Goal:
Write out, word for word, every line from the first one through the line that holds "plt.rcParams['font.family'] = ['Liberation", and nothing else; skip the pictures.

[Start of Given data]

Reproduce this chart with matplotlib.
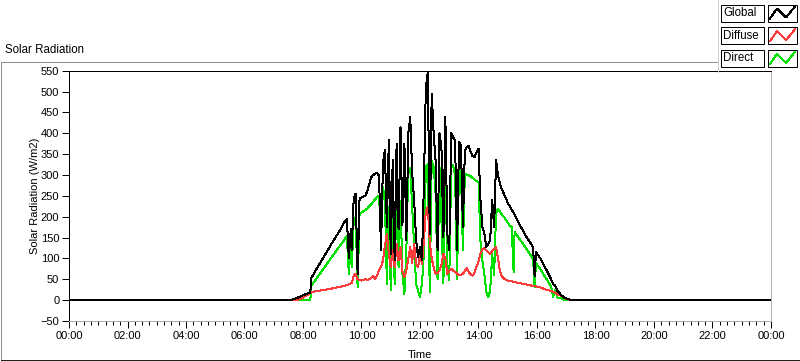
import numpy as np
import matplotlib
matplotlib.use("Agg")
import matplotlib.pyplot as plt
from matplotlib.ticker import MultipleLocator, FuncFormatter
from matplotlib.lines import Line2D
from matplotlib.patches import Rectangle

plt.rcParams['font.family'] = ['Liberation Sans', 'DejaVu Sans']

# time of day in minutes
minutes = [0, 455, 465, 475, 485, 495, 497, 510, 525, 540, 555, 565, 570, 574, 578, 580,
           584, 588, 592, 596, 600, 604, 608, 612, 616, 620, 624, 628, 632, 636, 640, 644,
           648, 652, 656, 660, 664, 668, 672, 676, 680, 684, 688, 692, 696, 700, 704, 708,
           712, 716, 720, 724, 728, 732, 736, 740, 744, 748, 752, 756, 760, 764, 768, 772,
           776, 780, 784, 788, 792, 796, 800, 804, 808, 812, 816, 820, 824, 828, 832, 836,
           840, 844, 848, 852, 856, 860, 864, 868, 872, 876, 880, 884, 888, 892, 896, 900,
           904, 908, 912, 914, 916, 924, 932, 940, 948, 952, 955, 958, 962, 968, 976, 984,
           989, 993, 997, 1002, 1010, 1016, 1023, 1030, 1440]

global_rad = [0, 0, 4, 9, 14, 18, 53, 79, 108, 138, 166, 187, 194, 100, 170, 120,
              245, 255, 63, 243, 246, 248, 250, 262, 278, 295, 300, 303, 305, 298, 120, 327,
              360, 175, 383, 111, 336, 96, 375, 170, 415, 180, 375, 144, 399, 439, 303, 240,
              144, 103, 127, 96, 280, 511, 546, 159, 495, 400, 335, 120, 400, 365, 150, 439,
              160, 120, 400, 390, 383, 120, 379, 370, 175, 359, 367, 370, 355, 345, 343, 355,
              363, 240, 175, 159, 127, 135, 145, 240, 175, 335, 300, 280, 265, 255, 245, 232,
              226, 217, 210, 205, 200, 182, 165, 148, 135, 125, 58, 115, 108, 98, 80, 62,
              50, 38, 35, 22, 12, 6, 3, 0, 0]

diffuse_rad = [0, 0, 0, 3, 10, 17, 19, 22, 25, 28, 32, 34, 36, 38, 40, 40,
               58, 63, 50, 48, 47, 48, 50, 49, 50, 53, 58, 50, 60, 71, 80, 95,
               130, 159, 111, 79, 120, 80, 135, 95, 127, 70, 55, 71, 100, 127, 90, 135,
               87, 79, 111, 87, 143, 215, 223, 140, 100, 79, 63, 65, 71, 85, 111, 100,
               63, 70, 75, 71, 68, 64, 59, 61, 63, 70, 77, 67, 62, 59, 66, 80,
               92, 111, 123, 125, 119, 115, 111, 118, 123, 127, 100, 70, 57, 52, 49, 47,
               46, 45, 44, 44, 43, 41, 39, 37, 35, 34, 33, 33, 32, 30, 26, 24,
               22, 20, 18, 14, 10, 6, 2, 0, 0]

direct_rad = [0, 0, 0, 0, 0, 0, 34, 56, 80, 105, 129, 145, 154, 62, 130, 80,
              190, 199, 31, 207, 210, 213, 216, 220, 225, 230, 236, 242, 247, 251, 143, 271,
              239, 39, 223, 24, 255, 39, 279, 79, 239, 63, 15, 119, 319, 315, 223, 127,
              39, 23, 7, 39, 111, 319, 327, 20, 335, 319, 255, 50, 319, 191, 40, 327,
              79, 47, 319, 323, 300, 50, 319, 311, 119, 303, 301, 299, 297, 293, 289, 285,
              283, 143, 95, 63, 20, 7, 23, 111, 60, 207, 219, 212, 205, 200, 193, 186,
              179, 175, 67, 163, 160, 147, 134, 120, 106, 98, 31, 88, 82, 72, 57, 42,
              32, 8, 25, 6, 4, 1, 0, 0, 0]

W, H = 800, 361
LW = 0.72  # one pixel
fig = plt.figure(figsize=(W / 100, H / 100), dpi=100)
fig.patch.set_facecolor('white')


def fx(x):
    return x / W


def fy(y):
    return 1 - y / H


# panel frame
frame = dict(transform=fig.transFigure, lw=LW, antialiased=False)
fig.add_artist(Line2D([fx(0.5), fx(718)], [fy(61.5), fy(61.5)], color='#909090', **frame))
fig.add_artist(Line2D([fx(0.5), fx(0.5)], [fy(61.5), fy(360)], color='#909090', **frame))
fig.add_artist(Line2D([fx(0.5), fx(799.5)], [fy(360), fy(360)], color='#202020', **frame))
fig.add_artist(Line2D([fx(799.5), fx(799.5)], [fy(72), fy(360)], color='#202020', **frame))
fig.text(fx(5), fy(50), 'Solar Radiation', fontsize=8.3, va='center', ha='left')

# plot area
ax = fig.add_axes([fx(69), fy(321), fx(771 - 69), (321 - 70.7) / H])
ax.plot(minutes, direct_rad, color='#00e000', lw=LW, antialiased=False, zorder=2)
ax.plot(minutes, diffuse_rad, color='#ff3c3c', lw=LW, antialiased=False, zorder=3)
ax.plot(minutes, global_rad, color='black', lw=LW, antialiased=False, zorder=4)

ax.set_xlim(0, 1440)
ax.set_ylim(-50, 550)
ax.set_yticks(range(-50, 551, 50))
ax.xaxis.set_major_locator(MultipleLocator(120))
ax.xaxis.set_minor_locator(MultipleLocator(15))
ax.xaxis.set_major_formatter(FuncFormatter(lambda v, p: '%02d:00' % ((int(v) // 60) % 24)))
ax.tick_params(axis='both', labelsize=8, direction='out', color='black', pad=2)
ax.tick_params(axis='x', which='major', length=5, width=LW)
ax.tick_params(axis='x', which='minor', length=3, width=LW)
ax.tick_params(axis='y', length=5, width=LW)
for s in ['top', 'left']:
    ax.spines[s].set_color('black')
    ax.spines[s].set_linewidth(LW)
for s in ['right', 'bottom']:
    ax.spines[s].set_color('#b0b0b0')
    ax.spines[s].set_linewidth(LW)

ax.set_ylabel('Solar Radiation (W/m2)', fontsize=8)
ax.yaxis.set_label_coords(-0.042, 0.5)
ax.set_xlabel('Time', fontsize=8)
ax.xaxis.set_label_coords(0.5, -0.115)

# legend in the top right corner
fig.add_artist(Line2D([fx(718), fx(718)], [fy(0), fy(72)], color='#d0d0d0',
                      transform=fig.transFigure, lw=LW, antialiased=False))
names = ['Global', 'Diffuse', 'Direct']
colors = ['black', '#ff3c3c', '#00e000']
for i, (name, col) in enumerate(zip(names, colors)):
    top = 4.5 + i * 22.7
    fig.add_artist(Rectangle((fx(720.5), fy(top + 17)), fx(43), 17 / H, transform=fig.transFigure,
                             facecolor='white', edgecolor='black', lw=LW, zorder=2))
    fig.add_artist(Rectangle((fx(767.5), fy(top + 17)), fx(29), 17 / H, transform=fig.transFigure,
                             facecolor='white', edgecolor='black', lw=LW, zorder=2))
    fig.text(fx(723), fy(top + 8.5), name, fontsize=8.3, va='center', ha='left', zorder=3)
    zx = [770, 777, 786, 795]
    zy = [top + 14, top + 4, top + 13, top + 2]
    fig.add_artist(Line2D([fx(v) for v in zx], [fy(v) for v in zy], color=col, lw=LW,
                          transform=fig.transFigure, antialiased=False, zorder=3))

fig.savefig('out.png', dpi=100)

[End of Given data]

Written solution:
Reproduce this chart with matplotlib.
import numpy as np
import matplotlib
matplotlib.use("Agg")
import matplotlib.pyplot as plt
from matplotlib.ticker import MultipleLocator, FuncFormatter
from matplotlib.lines import Line2D
from matplotlib.patches import Rectangle

plt.rcParams['font.family'] = ['Liberation Sans', 'DejaVu Sans']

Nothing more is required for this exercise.